In slow-moving, consensus-building Japan, this was shocking stuff. But Fujitsu, the world's third-largest computer firm behind IBM and Hewlett-Packard, thrived.
The Monitor spoke with Sekizawa about his corporate strategy and his views on the challenges Japan faces today:
You've adopted some Western-style management techniques like merit-based pay. How do you respond to critics who say that Fujitsu is abandoning its workers to pursue a profit-first mentality?
What you refer to as "traditional" was only cultivated in the last 50 years after World War II ... when Japan was rebuilding. [As in the United States,] the rules of the game have changed with the times. Where did the [American] antimonopoly law come from? Rockefeller's monopoly over the oil market was reason for that law - people didn't like him monopolizing everything. People rewrote the rules as time went by.
That's how new pages of history are written. Japan is no exception. The rules of the game until now - lifetime employment and seniority-based pay - were only created in those 50 years. Before the war, the employment system wasn't as stable as now. The income disparity was much larger. Japan achieved affluence after the war through hard work and consensus sharing.
Now it's time to create and apply new rules. Labor has changed drastically [too]. In our Fujitsu factory in the 1940s and '50s, there were many young women on the assembly lines. If you go to the same factory now, you'd be amazed. There are a lot fewer people punching in data on keyboards, entering orders, or checking the quality of the product on the line.
With such changes, we cannot simply apply the same wage system, the same employment conditions, or the same employment contract. I know Japan achieved affluence with [the old] system, but we cannot necessarily apply the same system in the future.
Japanese are used to the idea of lifetime employment and seniority-based pay. How do you explain the shift to merit-based pay to the older workers?
Maybe there aren't drastic hikes in salary, but they still get enough to enjoy themselves. Plus, if they contribute to the company by accomplishing something more creative or new, we are always ready to pay something additional.
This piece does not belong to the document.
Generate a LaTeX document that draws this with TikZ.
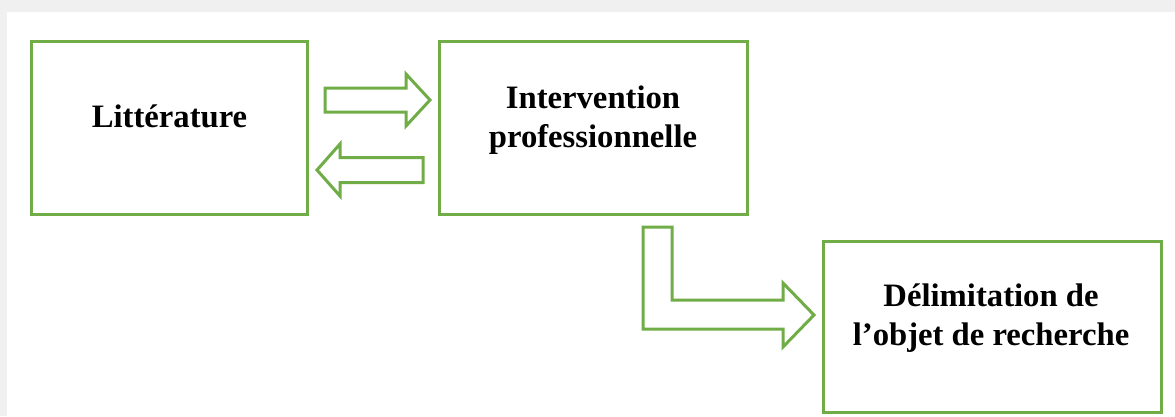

In that respect, I didn't have to invest a whole a lot of time and energy to persuade [them]. I did receive criticism from people who believe in "traditional ways," but looking at the trend now, [others] are definitely shifting in the same direction that we are headed."
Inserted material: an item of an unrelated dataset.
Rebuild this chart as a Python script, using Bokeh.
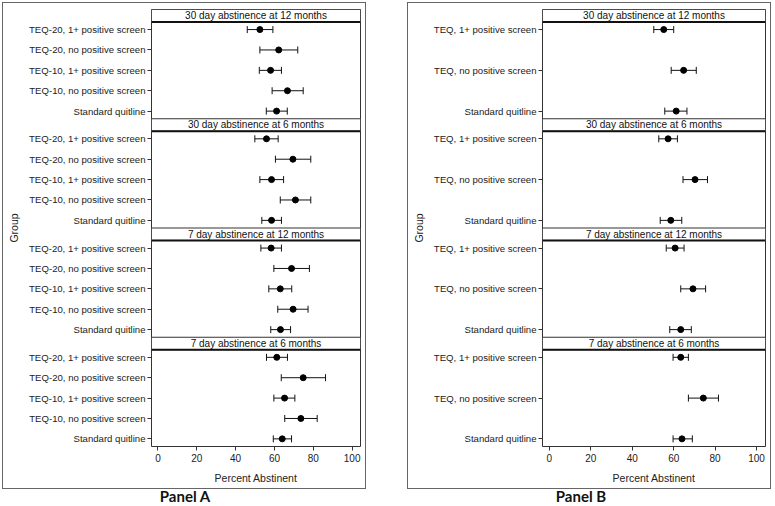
from bokeh.plotting import figure
from bokeh.models import (Range1d, FixedTicker, ColumnDataSource, Whisker,
                          BoxAnnotation, Span, Div, TeeHead)
from bokeh.layouts import row, column
from bokeh.core.properties import value
from bokeh.embed import file_html
from bokeh.resources import INLINE

# ---------------- data ----------------
outcomes = ["30 day abstinence at 12 months", "30 day abstinence at 6 months",
            "7 day abstinence at 12 months", "7 day abstinence at 6 months"]

groups_a = ["TEQ-20, 1+ positive screen", "TEQ-20, no positive screen",
            "TEQ-10, 1+ positive screen", "TEQ-10, no positive screen",
            "Standard quitline"]
est_a = [[52.5, 62.2, 58.0, 66.7, 61.1],
         [55.9, 69.5, 58.5, 70.8, 58.5],
         [58.3, 68.8, 63.0, 69.6, 63.1],
         [61.2, 74.8, 65.2, 73.6, 64.0]]
lo_a = [[46.0, 52.5, 52.2, 58.8, 55.8],
        [49.9, 60.5, 52.5, 63.0, 53.5],
        [53.0, 59.7, 57.1, 61.7, 58.1],
        [55.9, 63.5, 59.7, 65.3, 59.4]]
hi_a = [[59.2, 72.0, 63.6, 74.8, 66.6],
        [61.9, 78.7, 64.7, 78.7, 63.6],
        [63.6, 78.0, 68.9, 77.3, 68.3],
        [66.7, 86.3, 70.5, 82.0, 68.8]]

groups_b = ["TEQ, 1+ positive screen", "TEQ, no positive screen", "Standard quitline"]
est_b = [[55.2, 64.8, 61.2],
         [57.3, 70.3, 58.6],
         [60.7, 69.3, 63.4],
         [63.4, 74.3, 64.0]]
lo_b = [[50.4, 58.8, 55.7],
        [52.8, 64.5, 53.5],
        [56.4, 63.4, 58.1],
        [59.7, 67.1, 59.7]]
hi_b = [[60.0, 70.9, 66.4],
        [61.8, 76.3, 63.9],
        [65.0, 75.4, 68.5],
        [67.1, 81.6, 69.0]]

x_ticks = [0, 20, 40, 60, 80, 100]

# ---------------- layout constants (in row-spacing units) ----------------
HEADER = 0.61
PAD = 0.374
SPAN = 4.0
BLOCK = HEADER + 2 * PAD + SPAN
FONT = "Liberation Sans"
DARK = "#333333"


def make_panel(groups, est, lo, hi, width, min_left, min_right, label_standoff, margin):
    n = len(groups)
    step = SPAN / (n - 1)
    ys, es, ls, hs, names = [], [], [], [], []
    for f in range(len(outcomes)):
        for i in range(n):
            ys.append(round(f * BLOCK + HEADER + PAD + i * step, 4))
            es.append(est[f][i])
            ls.append(lo[f][i])
            hs.append(hi[f][i])
            names.append(groups[i])
    src = ColumnDataSource(dict(y=ys, est=es, lo=ls, hi=hs))

    p = figure(width=width, height=487,
               x_range=Range1d(-3.3, 104.3),
               y_range=Range1d(round(BLOCK * len(outcomes), 4), 0),
               output_backend="svg", toolbar_location=None,
               min_border_left=min_left, min_border_right=min_right,
               min_border_top=6, min_border_bottom=44,
               background_fill_color="white", border_fill_color="white",
               outline_line_color=DARK, outline_line_width=1,
               margin=margin,
               styles={"border": "1px solid #666666"})
    p.xgrid.visible = False
    p.ygrid.visible = False

    # facet header strips
    hy = []
    for f in range(len(outcomes)):
        top = f * BLOCK
        p.add_layout(BoxAnnotation(top=top, bottom=top + HEADER,
                                   fill_color="white", fill_alpha=1.0,
                                   line_color="#333333", line_alpha=1.0,
                                   line_width=1, level="underlay"))
        p.add_layout(Span(location=top + HEADER, dimension="width",
                          line_color="#111111", line_width=2))
        hy.append(top + HEADER / 2)
    hsrc = ColumnDataSource(dict(x=[50.5] * len(outcomes), y=hy, t=outcomes))
    p.text(x="x", y="y", text="t", source=hsrc, text_align="center",
           text_baseline="middle", text_font=value(FONT),
           text_font_size="10px", text_color="#111111")

    # error bars and points
    p.add_layout(Whisker(source=src, base="y", lower="lo", upper="hi",
                         dimension="width", line_color="#111111", line_width=1,
                         upper_head=TeeHead(size=7, line_color="#111111", line_width=1),
                         lower_head=TeeHead(size=7, line_color="#111111", line_width=1)))
    p.scatter(x="est", y="y", source=src, size=6, color="black")

    # axes
    p.yaxis.ticker = FixedTicker(ticks=ys)
    p.yaxis.major_label_overrides = {y: nm for y, nm in zip(ys, names)}
    p.xaxis.ticker = FixedTicker(ticks=x_ticks)
    p.xaxis.axis_label = "Percent Abstinent"
    p.yaxis.axis_label = "Group"
    for ax in p.axis:
        ax.axis_line_color = None
        ax.major_tick_line_color = DARK
        ax.major_tick_out = 4
        ax.major_tick_in = 0
        ax.minor_tick_line_color = None
        ax.major_label_text_font = FONT
        ax.major_label_text_color = "#222222"
        ax.axis_label_text_font = FONT
        ax.axis_label_text_font_style = "normal"
        ax.axis_label_text_font_size = "10.5px"
        ax.axis_label_text_color = "#222222"
    p.yaxis.major_label_text_font_size = "9.6px"
    p.xaxis.major_label_text_font_size = "10px"
    p.yaxis.major_label_standoff = 2
    p.xaxis.major_label_standoff = 3
    p.xaxis.axis_label_standoff = 7
    p.yaxis.axis_label_standoff = label_standoff
    return p


pa = make_panel(groups_a, est_a, lo_a, hi_a, 364, 148, 7, 6, (2, 0, 0, 2))
pb = make_panel(groups_b, est_b, lo_b, hi_b, 364, 134, 7, 6, (2, 0, 0, 0))

div_style = {"font-family": "Lato", "font-weight": "bold", "font-size": "15px",
             "color": "#111111", "text-align": "center", "line-height": "14px"}
da = Div(text="Panel A", width=366, height=14, margin=(0, 0, 0, 2), styles=div_style)
db = Div(text="Panel B", width=348, height=14, margin=(0, 0, 0, 0), styles=div_style)

layout = row(column(pa, da, spacing=0), column(pb, db, spacing=0), spacing=39)

with open("out.html", "w") as fh:
    fh.write(file_html(layout, INLINE))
Koichi Kato, the former secretary general of the Liberal Democratic Party, recently said his party wants to see a Japan "based on individual choice exercised through free markets." Is this how you see Japan's future? Do you see less government interference and more consumer choice?
I think consumers already have free-market choice. Anybody in Japan can import products directly from other countries without any government interference. The market is completely globalized.
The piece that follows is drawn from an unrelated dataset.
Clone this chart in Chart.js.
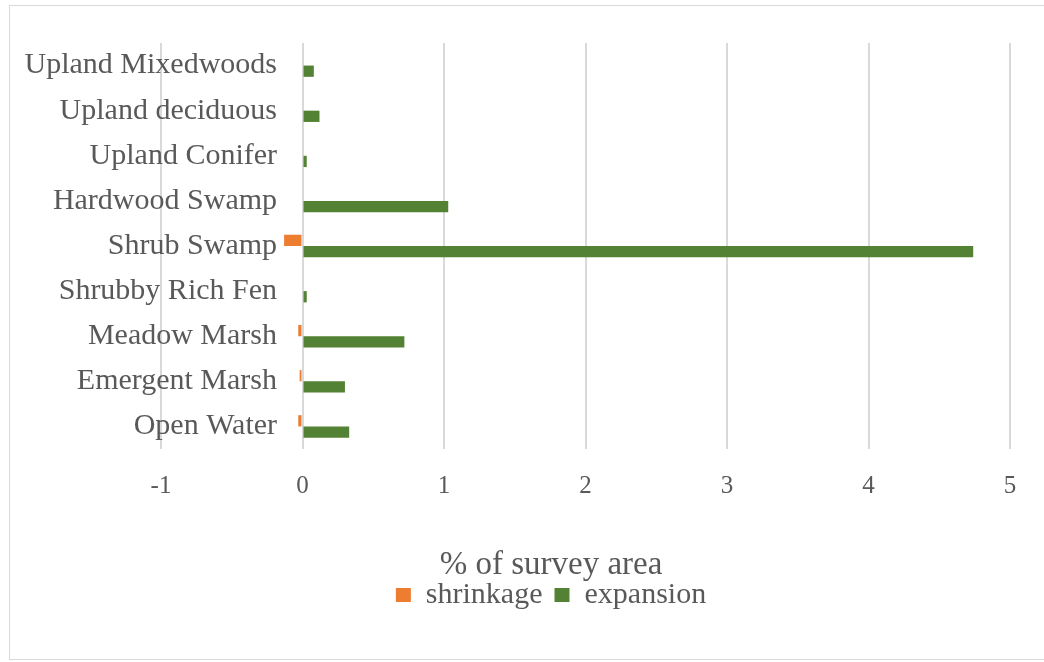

If the past 50 years were about sharing wealth and consensus, what does the future look like?
Japan's economy hasn't been doing well in recent years. Other nations [tell Japan] to revive its economy by expanding domestic demand. But domestic demand isn't all that easy to boost, especially when it's as saturated as it is now.
Instead, I think it's very important to look at the situation over the longer term and invest in something that would be a plus for Japan in the 21st century.
The US has put a lot of effort and money into the expansion of its information-technology industry in the past 10 years. As a result, the information highway and information armaments have now become their core economic industry. For our future too, it's extremely significant to put money into something like information or networking businesses.
We should also have changes in our rules and systems. Both private sector and government should allocate more money into the areas that are more likely to have ripple effects in the future. Unless they do that, it would be very hard to see domestic demand expand.